In our first installment in this series on the representation of lesbians and bisexual women in commercials, we looked at some of the best, worst, and weirdest commercials we could find.
As we delve further into the subject, we continue to see certain trends. One is that alcohol companies and clothiers have some of the most (and sometimes best) ads featuring queer women. Another is that as rare as representations of lesbian and bisexual women in commercials are, the representation of lesbian and bisexual women of color are even more rare. Ads typically feature young, thin, Caucasian lesbians and bisexual women (if they represent us at all). And it is still uncommon to find ads that feature bisexuality without falling into the trap of associating it with promiscuity.
That being said, in this second installment, we’ve found that these ads more favorably represent queer women than our first batch of ads. Sexy, smart and defiant, many of these ads were welcome additions to the small but growing number of commercials that attempt to include us and depict our lives.
We received many duplicate suggestions from a multitude of readers (thanks to all the readers who tipped us off to some great commercials!), which is proof that 1) there aren’t nearly enough commercials to choose from and 2) AfterEllen.com readers know pretty much everything there is to know about queer women in pop culture.
As in the first installment, we’re using a rating system based on the 2003 Miller Lite “Catfight” commercial (in it, the “perfect” beer commercial naturally devolves into a lesbian mud-wrestling and make-out extravaganza). We’ve scored the commercials below on a scale of zero to five mud-wrestling lesbians for their ability to positively represent us and our lives.
Commercial: “Fashion Versus Style” (UK)
Analysis: French designer Yves Saint Laurent once said, “Fashion fades, style is eternal,” and this 2005 commercial from the UK brought his quote to vivid life by using women to represent “Style” and “Fashion” and then having them square off in a fight to the death. Or, more accurately, a fight to the kiss.
The two opponents are gradually disrobed as they throw, punch, and kick one another across the room. Their choreographed fight is part <emXena: Warrior Princess, part Kill Bill, and part Crouching Tiger, Hidden Dragon, complete with whip-like sound effects for every head turn and come-and-get-it gesture.
The fight gets progressively more violent, culminating in one woman shoving the other’s face into her breasts (how is that a form of punishment?) and the time-honored head-dunking in a toilet, before the women slam into a chain link fence (echoes of Gia) and kiss each other hungrily.
We get it: Style and Fashion are One! That is, until the next head-butt is delivered.
The ad caused a controversy when it originally aired, with some claiming that it promoted violence against women, and others crying foul over its exploitive use of lesbianism. But many queer women took delight in seeing the rare (in the land of commercials) sight of women doing martial arts and making out with each other.

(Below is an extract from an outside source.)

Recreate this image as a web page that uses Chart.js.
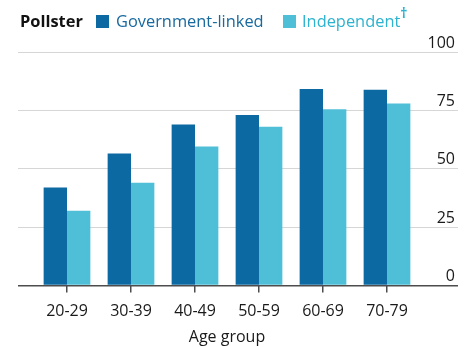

It’s hard to believe that it caused such a fuss only five years ago. Today, it simply looks like an out take from Bitch Slap.
Score: For great choreography, a truly passionate kiss, and for the unironic use of motor boating, this ad gets four out of five mud-wrestling lesbians.
Commercial: “Tinkoff Beer” (Russia)
Analysis: This highly Russian commercial is, upon first viewing, a bit of a puzzle.
Two scantily-clad young women park their convertible and walk together into a clothing store. Along the way, they stretch, toss their hair and caress their flashy little sports car. Are they selling hair care products? Dresses? The convertible? They enter a dressing room and try on lingerie, but are soon swept into a passionate frenzy by all the nylon, lace and operatic music. The camera circles them as they kiss. And kiss. And keep kissing. No, seriously, they kiss for 20 seconds (we counted).
Are the selling lingerie? Lip gloss? At this point, does anyone really care about what they’re selling anymore?
The shot fades and we’re left with the image of an overflowing bottle of Tinkoff beer. Oh, that’s what they’re selling!
And yes, it is a cheap shot to use a phallic bottle bubbling over with a frothy liquid to signify male sexual gratification. But there’s no rule that we have see it that way. Sometimes a bottle of beer is just bottle of beer, and just because queer women might not be the target audience for this advertisement doesn’t mean we can’t enjoy it. A lot.
Score:Sensual, unflinching display of a prolonged and passionate lesbian kiss? Great. Heavy-handed bottle symbolism and the fact that this scene has absolutely nothing to do with the product being sold? Not so great. We give this ad three out of five mud-wrestling lesbians.